Start of Available data

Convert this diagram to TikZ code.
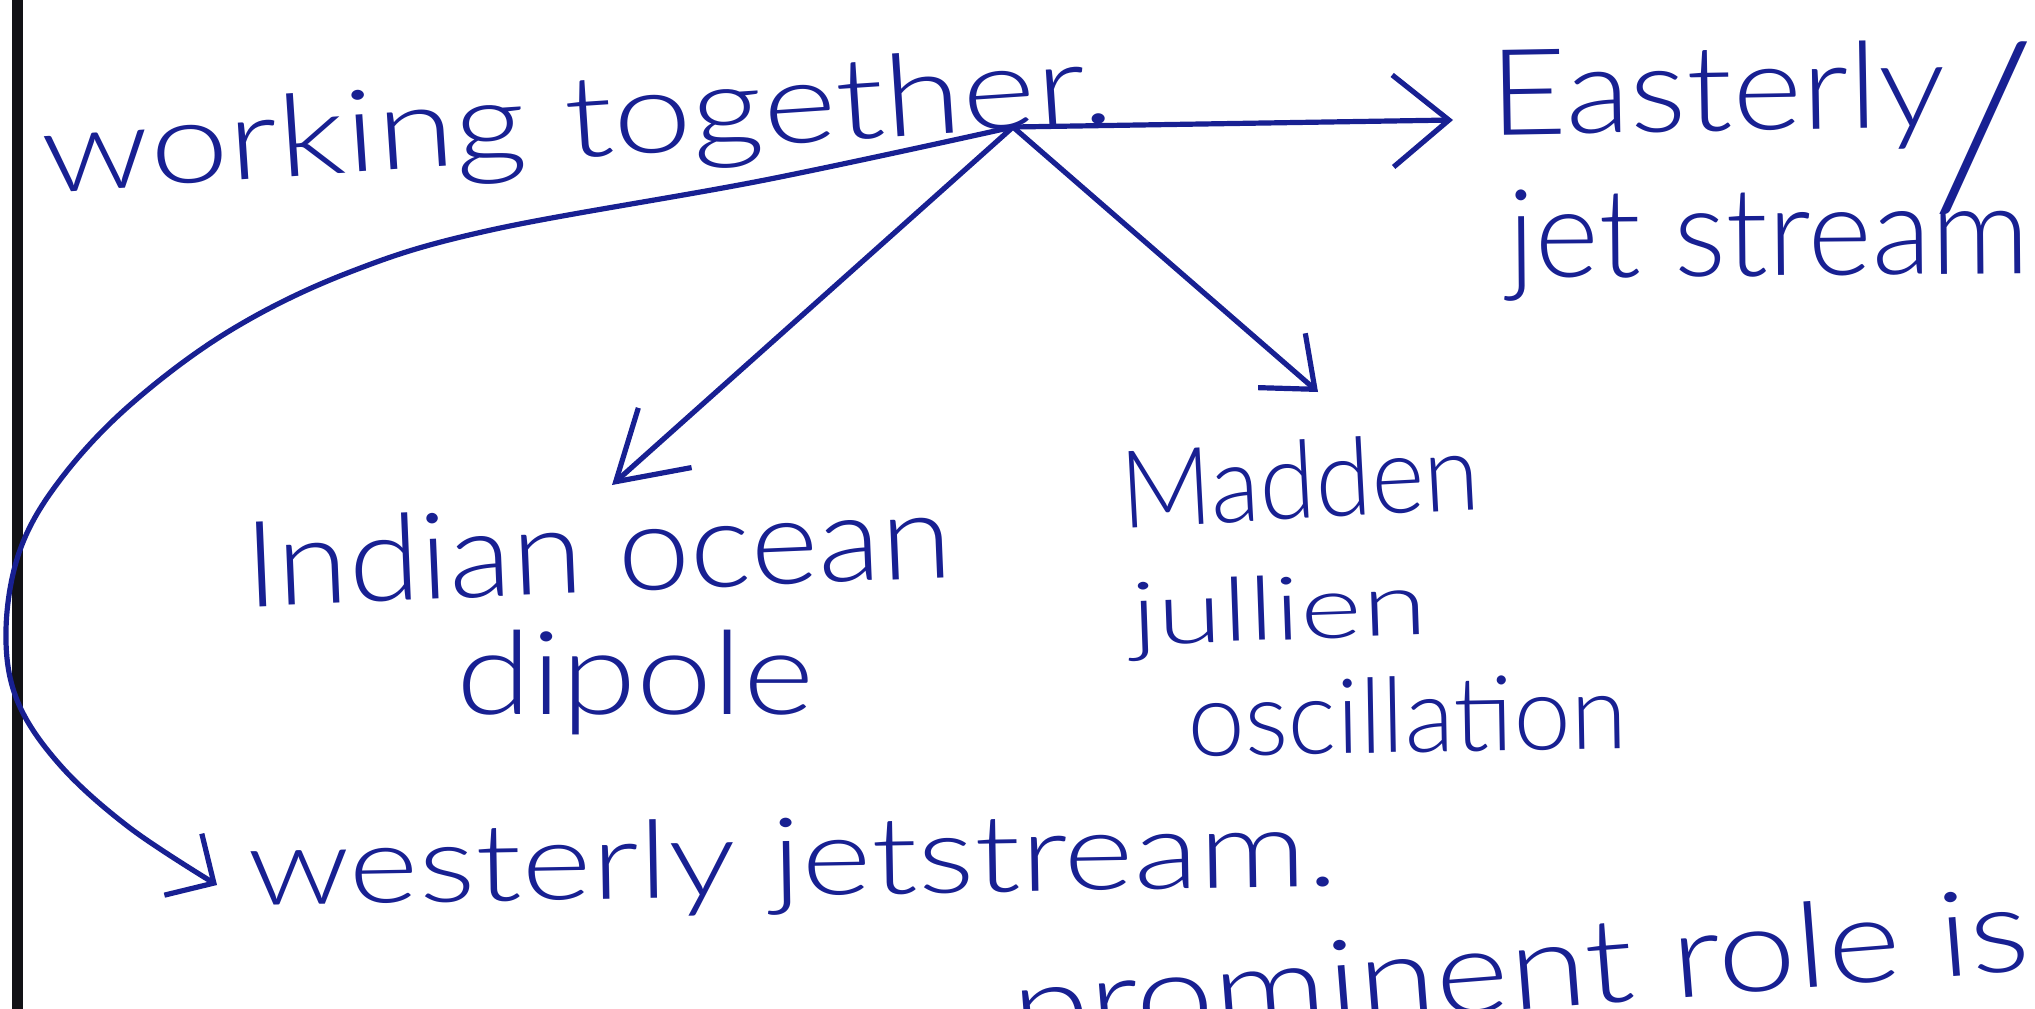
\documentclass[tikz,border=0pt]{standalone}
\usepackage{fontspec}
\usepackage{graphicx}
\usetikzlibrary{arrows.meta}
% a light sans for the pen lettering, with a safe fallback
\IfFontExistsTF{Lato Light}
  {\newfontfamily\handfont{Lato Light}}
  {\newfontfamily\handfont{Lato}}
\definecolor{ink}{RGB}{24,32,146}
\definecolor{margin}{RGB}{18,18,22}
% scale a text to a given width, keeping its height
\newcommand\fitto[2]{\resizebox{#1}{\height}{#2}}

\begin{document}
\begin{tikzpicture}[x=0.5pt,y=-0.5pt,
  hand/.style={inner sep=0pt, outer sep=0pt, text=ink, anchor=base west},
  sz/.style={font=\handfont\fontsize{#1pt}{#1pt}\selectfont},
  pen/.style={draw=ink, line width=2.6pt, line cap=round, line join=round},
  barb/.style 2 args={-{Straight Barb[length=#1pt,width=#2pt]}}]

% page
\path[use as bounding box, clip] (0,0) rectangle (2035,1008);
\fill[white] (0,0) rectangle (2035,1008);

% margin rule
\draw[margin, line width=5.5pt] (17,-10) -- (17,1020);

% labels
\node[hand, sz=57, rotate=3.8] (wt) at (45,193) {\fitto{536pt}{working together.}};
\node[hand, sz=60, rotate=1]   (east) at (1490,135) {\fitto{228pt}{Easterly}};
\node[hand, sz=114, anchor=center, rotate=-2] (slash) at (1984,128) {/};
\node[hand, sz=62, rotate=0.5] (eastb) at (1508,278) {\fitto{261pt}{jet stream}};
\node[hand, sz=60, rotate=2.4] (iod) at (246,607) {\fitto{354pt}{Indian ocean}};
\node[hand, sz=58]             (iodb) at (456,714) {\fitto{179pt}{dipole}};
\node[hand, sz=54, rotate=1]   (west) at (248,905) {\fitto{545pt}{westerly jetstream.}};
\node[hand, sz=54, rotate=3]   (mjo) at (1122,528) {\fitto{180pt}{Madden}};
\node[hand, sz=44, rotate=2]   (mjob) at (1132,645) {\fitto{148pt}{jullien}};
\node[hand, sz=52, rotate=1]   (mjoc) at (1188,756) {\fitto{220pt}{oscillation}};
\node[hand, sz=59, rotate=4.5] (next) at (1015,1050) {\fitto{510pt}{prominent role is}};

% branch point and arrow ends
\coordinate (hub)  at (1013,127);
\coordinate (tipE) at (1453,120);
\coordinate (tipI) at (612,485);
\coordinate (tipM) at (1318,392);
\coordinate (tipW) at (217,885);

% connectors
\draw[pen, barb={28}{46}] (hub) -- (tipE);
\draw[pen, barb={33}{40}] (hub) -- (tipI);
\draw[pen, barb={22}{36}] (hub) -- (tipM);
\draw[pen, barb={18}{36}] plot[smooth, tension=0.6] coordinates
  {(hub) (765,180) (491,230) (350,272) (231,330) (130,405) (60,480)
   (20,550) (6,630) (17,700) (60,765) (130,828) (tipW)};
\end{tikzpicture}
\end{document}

End of Available data

Repeat the data above exactly, but not the pictures.

Written response:
Convert this diagram to TikZ code.
\documentclass[tikz,border=0pt]{standalone}
\usepackage{fontspec}
\usepackage{graphicx}
\usetikzlibrary{arrows.meta}
% a light sans for the pen lettering, with a safe fallback
\IfFontExistsTF{Lato Light}
  {\newfontfamily\handfont{Lato Light}}
  {\newfontfamily\handfont{Lato}}
\definecolor{ink}{RGB}{24,32,146}
\definecolor{margin}{RGB}{18,18,22}
% scale a text to a given width, keeping its height
\newcommand\fitto[2]{\resizebox{#1}{\height}{#2}}

\begin{document}
\begin{tikzpicture}[x=0.5pt,y=-0.5pt,
  hand/.style={inner sep=0pt, outer sep=0pt, text=ink, anchor=base west},
  sz/.style={font=\handfont\fontsize{#1pt}{#1pt}\selectfont},
  pen/.style={draw=ink, line width=2.6pt, line cap=round, line join=round},
  barb/.style 2 args={-{Straight Barb[length=#1pt,width=#2pt]}}]

% page
\path[use as bounding box, clip] (0,0) rectangle (2035,1008);
\fill[white] (0,0) rectangle (2035,1008);

% margin rule
\draw[margin, line width=5.5pt] (17,-10) -- (17,1020);

% labels
\node[hand, sz=57, rotate=3.8] (wt) at (45,193) {\fitto{536pt}{working together.}};
\node[hand, sz=60, rotate=1]   (east) at (1490,135) {\fitto{228pt}{Easterly}};
\node[hand, sz=114, anchor=center, rotate=-2] (slash) at (1984,128) {/};
\node[hand, sz=62, rotate=0.5] (eastb) at (1508,278) {\fitto{261pt}{jet stream}};
\node[hand, sz=60, rotate=2.4] (iod) at (246,607) {\fitto{354pt}{Indian ocean}};
\node[hand, sz=58]             (iodb) at (456,714) {\fitto{179pt}{dipole}};
\node[hand, sz=54, rotate=1]   (west) at (248,905) {\fitto{545pt}{westerly jetstream.}};
\node[hand, sz=54, rotate=3]   (mjo) at (1122,528) {\fitto{180pt}{Madden}};
\node[hand, sz=44, rotate=2]   (mjob) at (1132,645) {\fitto{148pt}{jullien}};
\node[hand, sz=52, rotate=1]   (mjoc) at (1188,756) {\fitto{220pt}{oscillation}};
\node[hand, sz=59, rotate=4.5] (next) at (1015,1050) {\fitto{510pt}{prominent role is}};

% branch point and arrow ends
\coordinate (hub)  at (1013,127);
\coordinate (tipE) at (1453,120);
\coordinate (tipI) at (612,485);
\coordinate (tipM) at (1318,392);
\coordinate (tipW) at (217,885);

% connectors
\draw[pen, barb={28}{46}] (hub) -- (tipE);
\draw[pen, barb={33}{40}] (hub) -- (tipI);
\draw[pen, barb={22}{36}] (hub) -- (tipM);
\draw[pen, barb={18}{36}] plot[smooth, tension=0.6] coordinates
  {(hub) (765,180) (491,230) (350,272) (231,330) (130,405) (60,480)
   (20,550) (6,630) (17,700) (60,765) (130,828) (tipW)};
\end{tikzpicture}
\end{document}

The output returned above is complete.